Pouco antes das 20h deitei para assistir Otoshiana, clássico japonês de 1962 sobre um minerador em condições análogas à escravidão que é assassinado por engano e, após morto, permanece em cena como espírito acompanhando o desenrolar dos fatos.
Tudo corria bem quando por um segundo de desistência “depois eu volto um pouco o filme” e os olhos pesados, uma respiração extensa, uma batida na porta: toc toc, era uma pessoa do meu trabalho, “vim fazer home office aqui contigo”, “mas agora?” e ela sai entrando.
Coloca o notebook na mesa, olha em volta, entra no quarto e de repente o restaurante em Santa Teresa que meu chefe comentava, ele próprio está lá também, os olhos claros, o cabelo branco, o sorriso, ele é legal demais para ser um chefe, trabalha apenas para pagar as prestações do sítio paradisíaco em Lumiar, estava satisfeito com o terreno que tinha mas o vizinho detestável tinha o controle sobre uma ponte, a única que dava para passar com carro, então ele comprou o terreno do vizinho também. “Aqui tem o melhor bacalhau de todos”, estava escuro e iluminado por velas mas agora amanheceu e já estamos descendo a ladeira de Santa Teresa.
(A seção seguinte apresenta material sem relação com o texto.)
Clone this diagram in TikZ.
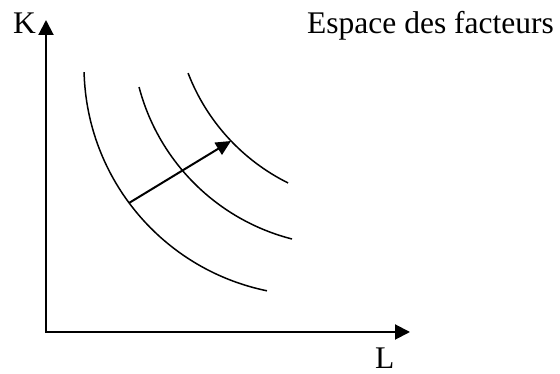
\documentclass[tikz,border=0pt]{standalone}
\usepackage{fontspec}
\setmainfont{Liberation Serif}
\usetikzlibrary{arrows.meta,calc}
\begin{document}
\begin{tikzpicture}[x=1pt,y=1pt,
  lbl/.style={inner sep=0pt,anchor=base west,font=\fontsize{31.5}{36}\selectfont},
  axis/.style={line width=2pt,-{Triangle[length=15pt,width=15pt]}},
  curve/.style={line width=1.5pt},
  shiftarrow/.style={line width=2pt,-{Triangle[length=15pt,width=14pt]}}]
\useasboundingbox (0,0) rectangle (560,374);
% axes
\coordinate (O) at (46,42);
\coordinate (Ktip) at (46,354);
\coordinate (Ltip) at (410,42);
\draw[axis] (O) -- (Ktip);
\draw[axis] ([xshift=-1pt]O) -- (Ltip);
% labels
\node[lbl] (K) at (13,340.7) {K};
\node[lbl] (L) at (375,5.5) {L};
\node[lbl] (title) at (307,340.7) {Espace des facteurs};
% indifference curves (circular arcs)
\coordinate (c1) at (313,307.5);
\coordinate (c2) at (344.5,340.8);
\coordinate (c3) at (379,374.2);
\draw[curve] ($(c1)+(181.4:229)$) arc[start angle=181.4,end angle=258.4,radius=229];
\draw[curve] ($(c2)+(194.7:212.4)$) arc[start angle=194.7,end angle=255.7,radius=212.4];
\draw[curve] ($(c3)+(201:204.5)$) arc[start angle=201,end angle=243.6,radius=204.5];
% shift arrow
\coordinate (P1) at (129,171);
\coordinate (P3) at (231,233);
\draw[shiftarrow] (P1) -- (P3);
\end{tikzpicture}
\end{document}
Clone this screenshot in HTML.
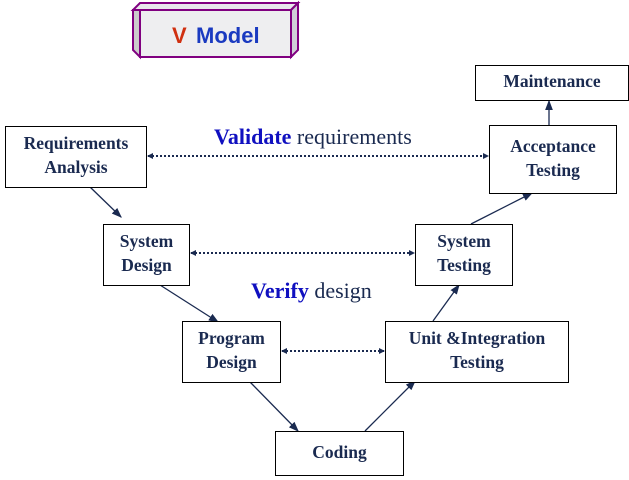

Entramos no carro mas quem veio foi o professor da autoescola, e aquela sensação, aquela deixadinha, como se caísse, um pequeno sustinho, o espírito que vai te deixando, a falta de controle, mãos atadas: o carro morre. Sangue frio, relaxado. Liga o carro, passa a marcha. Como é bonita essa praia aqui do Rio, vamos andando, as pessoas são muito estressadas. “Eu prefiro Minas, lá as pessoas são muito mais agradáveis”, ele disse com a voz fanha enquanto equipava seu personagem no Fortnite do celular. “Ia muito pra Minas”, eu digo mas penso depois que nem foi tanto assim, uma vez, duas forçando, mas agora não vale corrigir.
O pescoço reclama de dor, já está de madrugada e eu acordo no sofá. Pelo menos a TV se desligou sozinha.